Fresnel Magnetic Imaging of Ultrasmall Skyrmion Lattices

TL;DR

This study uses Lorentz transmission electron microscopy to image ultrasmall skyrmion lattices, revealing limitations of conventional contrast methods and uncovering a chiral-reversal phenomenon linked to imaging defocus and skyrmion size.

Contribution

It demonstrates the first detailed analysis of nanoscale skyrmion imaging limitations and introduces a new understanding of contrast transfer function effects in magnetic electron microscopy.

Findings

Identified a chiral-reversal phenomenon in skyrmion imaging.

Showed the contrast transfer function's sinusoidal modulation affects interpretation.

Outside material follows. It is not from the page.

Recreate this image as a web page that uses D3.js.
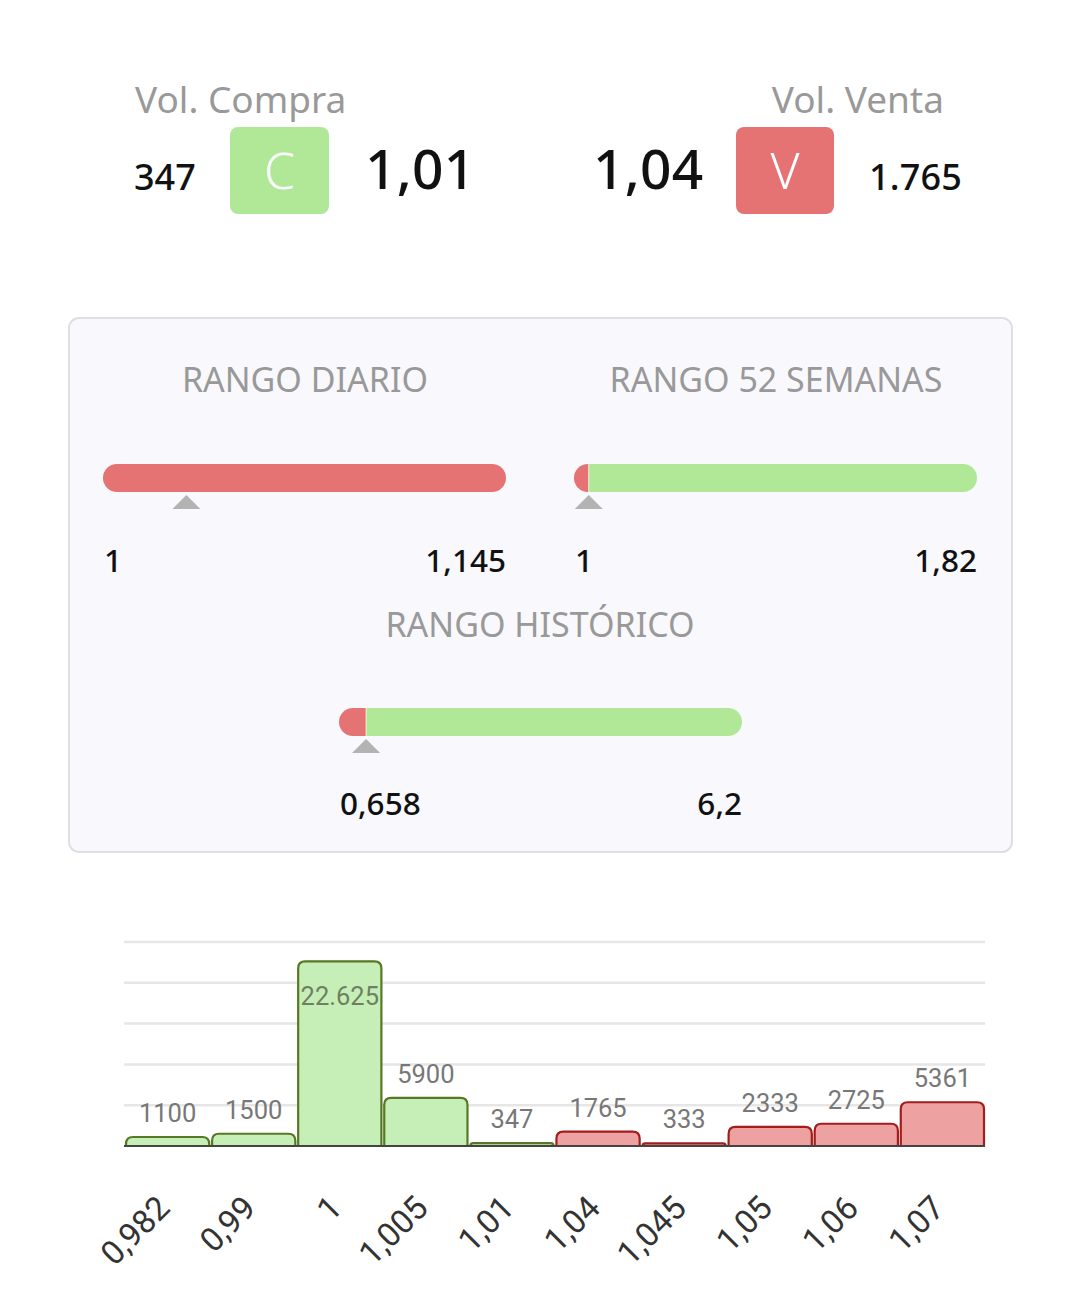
<!DOCTYPE html>
<html><head><meta charset="utf-8">
<script src="https://cdn.jsdelivr.net/npm/d3@7"></script>
<style>html,body{margin:0;padding:0;background:#fff;}svg{display:block;}</style>
</head><body>
<svg id="c" width="1080" height="1289"></svg>
<script>
// ---- data ----
const buyVolume = "347";
const buyPrice = "1,01";
const sellPrice = "1,04";
const sellVolume = "1.765";
const rangeTitles = ["RANGO DIARIO", "RANGO 52 SEMANAS", "RANGO HISTÓRICO"];
const rangeMin = [1, 1, 0.658];
const rangeMax = [1.145, 1.82, 6.2];
const rangeMinLabels = ["1", "1", "0,658"];
const rangeMaxLabels = ["1,145", "1,82", "6,2"];
const rangeMarker = [1.03, 1.03, 1.03];
const rangeRedEnd = [1.145, 1.03, 1.03];
const bookPrices = ["0,982", "0,99", "1", "1,005", "1,01", "1,04", "1,045", "1,05", "1,06", "1,07"];
const bookVolumes = [1100, 1500, 22625, 5900, 347, 1765, 333, 2333, 2725, 5361];
const bookSide = ["C","C","C","C","C","V","V","V","V","V"];
const yTicks = [0, 5000, 10000, 15000, 20000, 25000];

const svg = d3.select("#c");
const OS = "'Noto Sans', 'Open Sans', sans-serif";
const RB = "Roboto, sans-serif";
const GREEN = "#b0e898", RED = "#e57373";

// ---- top quotes ----
const head = svg.append("g");
head.append("text").attr("x",135).attr("y",113).attr("font-family",OS).attr("font-size",37).attr("fill","#999").text("Vol. Compra");
head.append("text").attr("x",944).attr("y",113).attr("text-anchor","end").attr("font-family",OS).attr("font-size",37).attr("fill","#999").text("Vol. Venta");
head.append("text").attr("x",134).attr("y",190).attr("font-family",OS).attr("font-size",36).attr("font-weight",500).attr("fill","#111").text(buyVolume);
head.append("rect").attr("x",230).attr("y",127).attr("width",99).attr("height",87).attr("rx",8).attr("fill",GREEN);
head.append("text").attr("x",279.5).attr("y",189).attr("text-anchor","middle").attr("font-family",OS).attr("font-weight",300).attr("font-size",50).attr("fill","#fff").text("C");
head.append("text").attr("x",365).attr("y",189).attr("font-family",OS).attr("font-size",55).attr("font-weight",500).attr("letter-spacing",0.3).attr("fill","#111").text(buyPrice);
head.append("text").attr("x",593).attr("y",189).attr("font-family",OS).attr("font-size",55).attr("font-weight",500).attr("letter-spacing",0.3).attr("fill","#111").text(sellPrice);
head.append("rect").attr("x",736).attr("y",127).attr("width",98).attr("height",87).attr("rx",8).attr("fill",RED);
head.append("text").attr("x",785).attr("y",189).attr("text-anchor","middle").attr("font-family",OS).attr("font-weight",300).attr("font-size",50).attr("fill","#fff").text("V");
head.append("text").attr("x",869).attr("y",190).attr("font-family",OS).attr("font-size",36).attr("font-weight",500).attr("letter-spacing",0.2).attr("fill","#111").text(sellVolume);

// ---- range panel ----
svg.append("rect").attr("x",69).attr("y",318).attr("width",943).attr("height",534).attr("rx",10)
  .attr("fill","#f8f8fd").attr("stroke","#dedee4").attr("stroke-width",2);

const rangeLayout = [
  {x0:103, x1:506, titleX:305, titleY:392, barY:464, labelY:572},
  {x0:574, x1:977, titleX:776, titleY:392, barY:464, labelY:572},
  {x0:339, x1:742, titleX:540, titleY:637, barY:708, labelY:815}
];
const defs = svg.append("defs");
rangeTitles.forEach((t,i)=>{
  const L = rangeLayout[i];
  const g = svg.append("g");
  const sx = d3.scaleLinear().domain([rangeMin[i], rangeMax[i]]).range([L.x0, L.x1]);
  g.append("text").attr("x",L.titleX).attr("y",L.titleY).attr("text-anchor","middle")
    .attr("font-family",OS).attr("font-size",34).attr("fill","#999").text(t);
  const h = 28;
  defs.append("clipPath").attr("id","rc"+i).append("rect")
    .attr("x",L.x0).attr("y",L.barY).attr("width",L.x1-L.x0).attr("height",h).attr("rx",h/2);
  const bg = g.append("g").attr("clip-path","url(#rc"+i+")");
  const redEndX = sx(rangeRedEnd[i]);
  bg.append("rect").attr("x",L.x0).attr("y",L.barY).attr("width",redEndX-L.x0).attr("height",h).attr("fill",RED);
  if (redEndX < L.x1) {
    bg.append("rect").attr("x",redEndX).attr("y",L.barY).attr("width",L.x1-redEndX).attr("height",h).attr("fill",GREEN);
    bg.append("line").attr("x1",redEndX).attr("x2",redEndX).attr("y1",L.barY).attr("y2",L.barY+h).attr("stroke","#fff").attr("stroke-width",1).attr("opacity",0.7);
  }
  const mx = sx(rangeMarker[i]);
  const ty = L.barY + h + 3;
  g.append("path").attr("d",`M${mx-14},${ty+14}L${mx},${ty}L${mx+14},${ty+14}Z`).attr("fill","#b3b3b3");
  g.append("text").attr("x",L.x0+1).attr("y",L.labelY).attr("font-family",OS).attr("font-size",31.5).attr("font-weight",500).attr("fill","#111").text(rangeMinLabels[i]);
  g.append("text").attr("x",L.x1).attr("y",L.labelY).attr("text-anchor","end").attr("font-family",OS).attr("font-size",31.5).attr("font-weight",500).attr("fill","#111").text(rangeMaxLabels[i]);
});

// ---- order book bar chart ----
const x = d3.scaleBand().domain(bookPrices).range([125, 985]).paddingInner(0.01).paddingOuter(0);
const y = d3.scaleLinear().domain([0, 25000]).range([1146, 942]);
const chart = svg.append("g");
chart.selectAll("line.grid").data(yTicks.slice(1)).join("line").attr("class","grid")
  .attr("x1",124).attr("x2",985).attr("y1",d=>y(d)).attr("y2",d=>y(d))
  .attr("stroke","#e6e6e6").attr("stroke-width",2.5);

function topRounded(x0, y0, w, h, r) {
  r = Math.min(r, h, w/2);
  return `M${x0},${y0+h}L${x0},${y0+r}Q${x0},${y0} ${x0+r},${y0}L${x0+w-r},${y0}Q${x0+w},${y0} ${x0+w},${y0+r}L${x0+w},${y0+h}`;
}
const bars = bookPrices.map((p,i)=>({p, v:bookVolumes[i], s:bookSide[i]}));
chart.selectAll("path.bar").data(bars).join("path").attr("class","bar")
  .attr("d", d => topRounded(x(d.p)+1, y(d.v), x.bandwidth()-2, y(0)-y(d.v), 7))
  .attr("fill", d => d.s==="C" ? "#c6efb8" : "#eda1a1")
  .attr("stroke", d => d.s==="C" ? "#577824" : "#a31d1d")
  .attr("stroke-width", 2.2);
const maxV = d3.max(bookVolumes);
const fmt = v => v >= 10000 ? d3.format(",")(v).replace(/,/g,".") : String(v);
chart.selectAll("text.val").data(bars).join("text").attr("class","val")
  .attr("x", d => x(d.p) + x.bandwidth()/2)
  .attr("y", d => d.v === maxV ? y(d.v) + 35 : y(d.v) - 24)
  .attr("dominant-baseline","central").attr("text-anchor","middle")
  .attr("font-family",RB).attr("font-size",25.5).attr("fill", d => d.v===maxV ? "#6f7f62" : "#777")
  .text(d => fmt(d.v));
// baseline
chart.append("line").attr("x1",124).attr("x2",985).attr("y1",y(0)).attr("y2",y(0)).attr("stroke","#444").attr("stroke-width",2);
// axis labels
const ax = chart.append("g").attr("transform","translate(0,1210)")
  .call(d3.axisBottom(x).tickSize(0).tickPadding(0));
ax.select(".domain").remove();
ax.selectAll(".tick text")
  .attr("transform","translate(4,0) rotate(-45)")
  .attr("y",0).attr("dy",0).attr("text-anchor","end")
  .attr("font-family",RB).attr("font-size",33).attr("fill","#333");
</script>
</body></html>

Established quantitative limits of Fresnel contrast analysis for ultrasmall skyrmions.

Abstract

Magnetic skyrmions with ultrasmall nanometric dimensions hold significant promise for next-generation high-density spintronic devices. Direct real-space imaging of these topological spin textures is critical for elucidating their emergent properties at the nanoscale. Here, we present Lorentz transmission electron microscopy studies of nanometric skyrmion lattices in B20-structured Mn0.5Fe0.5Ge crystals using Fresnel mode. According to conventional chiral discrimination methods relying on static bright-dark contrast, we demonstrate an abnormal periodic chiral-reversal phenomenon retrieved through the transport of intensity equation analysis of defocus-dependent Fresnel images. Through systematic off-axis electron holography experiments and numerical simulations, we attribute these chiral misinterpretations to the sinusoidal modulation mechanism of the contrast transfer functionthat correlates with both defocus values and skyrmion dimensions. Our findings establish quantitative limitations of conventional Fresnel contrast analysis for ultrasmall skyrmions while revealing fundamental insights into defocus-mediated phase-to-intensity conversion processes in nanoscale magnetic imaging.